━━━━━ Source excerpt ━━━━━
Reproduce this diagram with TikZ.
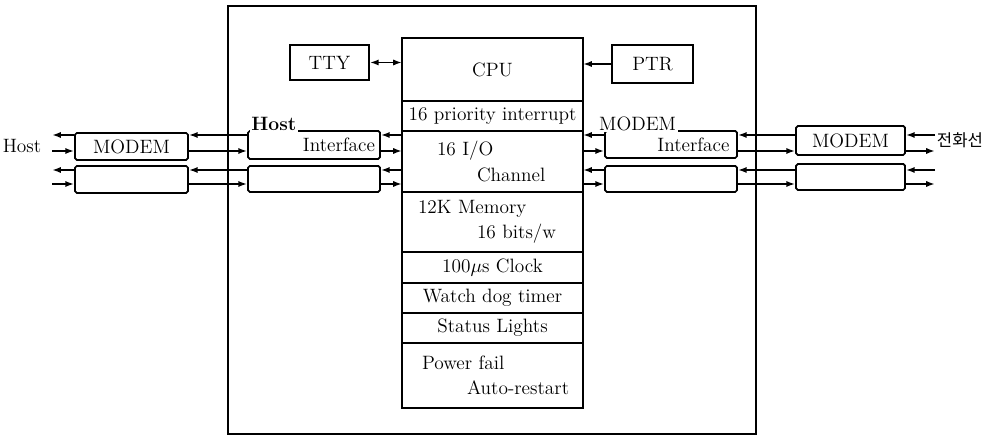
\documentclass[tikz,border=0pt]{standalone}
\usepackage{fontspec}
\newfontfamily\kofont{Noto Sans CJK KR}
\usetikzlibrary{positioning,arrows.meta}
\tikzset{
box/.style={draw, line width=1pt, rounded corners=1pt, inner sep=0pt, font=\fontsize{11}{13}\selectfont},
unit/.style={draw, line width=1pt, outer sep=0pt, minimum width=3.62cm, inner xsep=0.1cm, inner ysep=0pt, font=\fontsize{11}{14.5}\selectfont},
twoline/.style={text width=3.42cm, align=left},
tag/.style={fill=white, inner sep=1pt, font=\fontsize{11}{13}\selectfont},
link/.style={line width=1pt}
}

\begin{document}
\begin{tikzpicture}[>={Latex[length=5pt,width=3.5pt]}]
  \useasboundingbox (0,0) rectangle (19.92,8.7);
  % outer frame
  \draw[line width=1pt] (4.56,0.02) rectangle (15.12,8.58);

  % processor column
  \node[unit, minimum height=1.26cm] (cpu) at (9.85,7.31) {CPU};
  \node[unit, minimum height=0.6cm, below=0pt of cpu] (prio) {16 priority interrupt};
  \node[unit, twoline, minimum height=1.22cm, below=0pt of prio] (chan) {\hspace*{0.6cm}16 I/O\\\hspace*{1.4cm}Channel};
  \node[unit, twoline, minimum height=1.2cm, below=0pt of chan] (mem) {\hspace*{0.22cm}12K Memory\\\hspace*{1.4cm}16 bits/w};
  \node[unit, minimum height=0.62cm, below=0pt of mem] (clock) {100$\mu$s Clock};
  \node[unit, minimum height=0.6cm, below=0pt of clock] (wdog) {Watch dog timer};
  \node[unit, minimum height=0.6cm, below=0pt of wdog] (lights) {Status Lights};
  \node[unit, twoline, minimum height=1.3cm, below=0pt of lights] (power) {\hspace*{0.3cm}Power fail\\\hspace*{1.2cm}Auto-restart};

  % peripherals
  \node[box, rounded corners=0pt, minimum width=1.58cm, minimum height=0.7cm] (tty) at (6.59,7.45) {TTY};
  \node[box, rounded corners=0pt, minimum width=1.62cm, minimum height=0.76cm] (ptr) at (13.05,7.42) {PTR};
  \draw[link,<->] (tty.east) -- (tty.east -| cpu.west);
  \draw[link,->] (ptr.west) -- (ptr.west -| cpu.east);

  % line boxes
  \node[box, minimum width=2.26cm, minimum height=0.54cm] (mdmL1) at (2.63,5.77) {MODEM};
  \node[box, minimum width=2.26cm, minimum height=0.54cm] (mdmL2) at (2.63,5.11) {};
  \node[box, minimum width=2.64cm, minimum height=0.56cm, text width=2.44cm, align=right] (hifL1) at (6.28,5.8) {Interface};
  \node[box, minimum width=2.64cm, minimum height=0.52cm] (hifL2) at (6.28,5.12) {};
  \node[box, minimum width=2.64cm, minimum height=0.54cm, text width=2.34cm, align=right] (mifR1) at (13.42,5.81) {Interface};
  \node[box, minimum width=2.64cm, minimum height=0.52cm] (mifR2) at (13.42,5.12) {};
  \node[box, minimum width=2.18cm, minimum height=0.58cm] (mdmR1) at (17.01,5.89) {MODEM};
  \node[box, minimum width=2.18cm, minimum height=0.52cm] (mdmR2) at (17.01,5.16) {};
  \node[tag, anchor=base west, font=\fontsize{11}{13}\selectfont\bfseries] (hostTag) at ([xshift=0.045cm]hifL1.north west) {Host};
  \node[tag, anchor=base west] (modemTag) at ([xshift=-0.14cm]mifR1.north west) {MODEM};

  \node[font=\fontsize{11}{13}\selectfont] (host) at (0.44,5.78) {Host};
  \node[font=\kofont\fontsize{9.5}{11}\selectfont] (phone) at (19.2,5.9) {전화선};

  % signal lines
  \coordinate (top1) at (0,6.0);
  \coordinate (bot1) at (0,5.68);
  \coordinate (top2) at (0,5.3);
  \coordinate (bot2) at (0,5.02);
  \coordinate (lend) at (1.04,0);
  \coordinate (rend) at (18.7,0);
  \foreach \a/\b/\r in {mdmL1/hifL1/1, hifL1/chan/1, chan/mifR1/1, mifR1/mdmR1/1,
                        mdmL2/hifL2/2, hifL2/chan/2, chan/mifR2/2, mifR2/mdmR2/2}{
    \draw[link,<-] (\a.east |- top\r) -- (\b.west |- top\r);
    \draw[link,->] (\a.east |- bot\r) -- (\b.west |- bot\r);
  }
  \foreach \r in {1,2}{
    \draw[link,->] (mdmL\r.west |- top\r) -- (lend |- top\r);
    \draw[link,->] (lend |- bot\r) -- (mdmL\r.west |- bot\r);
    \draw[link,->] (rend |- top\r) -- (mdmR\r.east |- top\r);
    \draw[link,->] (mdmR\r.east |- bot\r) -- (rend |- bot\r);
  }
\end{tikzpicture}
\end{document}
━━━━━
§ Given problem: Without the images, write out each line of the data verbatim.

§ Result of the exercise:
Reproduce this diagram with TikZ.
\documentclass[tikz,border=0pt]{standalone}
\usepackage{fontspec}
\newfontfamily\kofont{Noto Sans CJK KR}
\usetikzlibrary{positioning,arrows.meta}
\tikzset{
box/.style={draw, line width=1pt, rounded corners=1pt, inner sep=0pt, font=\fontsize{11}{13}\selectfont},
unit/.style={draw, line width=1pt, outer sep=0pt, minimum width=3.62cm, inner xsep=0.1cm, inner ysep=0pt, font=\fontsize{11}{14.5}\selectfont},
twoline/.style={text width=3.42cm, align=left},
tag/.style={fill=white, inner sep=1pt, font=\fontsize{11}{13}\selectfont},
link/.style={line width=1pt}
}

\begin{document}
\begin{tikzpicture}[>={Latex[length=5pt,width=3.5pt]}]
  \useasboundingbox (0,0) rectangle (19.92,8.7);
  % outer frame
  \draw[line width=1pt] (4.56,0.02) rectangle (15.12,8.58);

  % processor column
  \node[unit, minimum height=1.26cm] (cpu) at (9.85,7.31) {CPU};
  \node[unit, minimum height=0.6cm, below=0pt of cpu] (prio) {16 priority interrupt};
  \node[unit, twoline, minimum height=1.22cm, below=0pt of prio] (chan) {\hspace*{0.6cm}16 I/O\\\hspace*{1.4cm}Channel};
  \node[unit, twoline, minimum height=1.2cm, below=0pt of chan] (mem) {\hspace*{0.22cm}12K Memory\\\hspace*{1.4cm}16 bits/w};
  \node[unit, minimum height=0.62cm, below=0pt of mem] (clock) {100$\mu$s Clock};
  \node[unit, minimum height=0.6cm, below=0pt of clock] (wdog) {Watch dog timer};
  \node[unit, minimum height=0.6cm, below=0pt of wdog] (lights) {Status Lights};
  \node[unit, twoline, minimum height=1.3cm, below=0pt of lights] (power) {\hspace*{0.3cm}Power fail\\\hspace*{1.2cm}Auto-restart};

  % peripherals
  \node[box, rounded corners=0pt, minimum width=1.58cm, minimum height=0.7cm] (tty) at (6.59,7.45) {TTY};
  \node[box, rounded corners=0pt, minimum width=1.62cm, minimum height=0.76cm] (ptr) at (13.05,7.42) {PTR};
  \draw[link,<->] (tty.east) -- (tty.east -| cpu.west);
  \draw[link,->] (ptr.west) -- (ptr.west -| cpu.east);

  % line boxes
  \node[box, minimum width=2.26cm, minimum height=0.54cm] (mdmL1) at (2.63,5.77) {MODEM};
  \node[box, minimum width=2.26cm, minimum height=0.54cm] (mdmL2) at (2.63,5.11) {};
  \node[box, minimum width=2.64cm, minimum height=0.56cm, text width=2.44cm, align=right] (hifL1) at (6.28,5.8) {Interface};
  \node[box, minimum width=2.64cm, minimum height=0.52cm] (hifL2) at (6.28,5.12) {};
  \node[box, minimum width=2.64cm, minimum height=0.54cm, text width=2.34cm, align=right] (mifR1) at (13.42,5.81) {Interface};
  \node[box, minimum width=2.64cm, minimum height=0.52cm] (mifR2) at (13.42,5.12) {};
  \node[box, minimum width=2.18cm, minimum height=0.58cm] (mdmR1) at (17.01,5.89) {MODEM};
  \node[box, minimum width=2.18cm, minimum height=0.52cm] (mdmR2) at (17.01,5.16) {};
  \node[tag, anchor=base west, font=\fontsize{11}{13}\selectfont\bfseries] (hostTag) at ([xshift=0.045cm]hifL1.north west) {Host};
  \node[tag, anchor=base west] (modemTag) at ([xshift=-0.14cm]mifR1.north west) {MODEM};

  \node[font=\fontsize{11}{13}\selectfont] (host) at (0.44,5.78) {Host};
  \node[font=\kofont\fontsize{9.5}{11}\selectfont] (phone) at (19.2,5.9) {전화선};

  % signal lines
  \coordinate (top1) at (0,6.0);
  \coordinate (bot1) at (0,5.68);
  \coordinate (top2) at (0,5.3);
  \coordinate (bot2) at (0,5.02);
  \coordinate (lend) at (1.04,0);
  \coordinate (rend) at (18.7,0);
  \foreach \a/\b/\r in {mdmL1/hifL1/1, hifL1/chan/1, chan/mifR1/1, mifR1/mdmR1/1,
                        mdmL2/hifL2/2, hifL2/chan/2, chan/mifR2/2, mifR2/mdmR2/2}{
    \draw[link,<-] (\a.east |- top\r) -- (\b.west |- top\r);
    \draw[link,->] (\a.east |- bot\r) -- (\b.west |- bot\r);
  }
  \foreach \r in {1,2}{
    \draw[link,->] (mdmL\r.west |- top\r) -- (lend |- top\r);
    \draw[link,->] (lend |- bot\r) -- (mdmL\r.west |- bot\r);
    \draw[link,->] (rend |- top\r) -- (mdmR\r.east |- top\r);
    \draw[link,->] (mdmR\r.east |- bot\r) -- (rend |- bot\r);
  }
\end{tikzpicture}
\end{document}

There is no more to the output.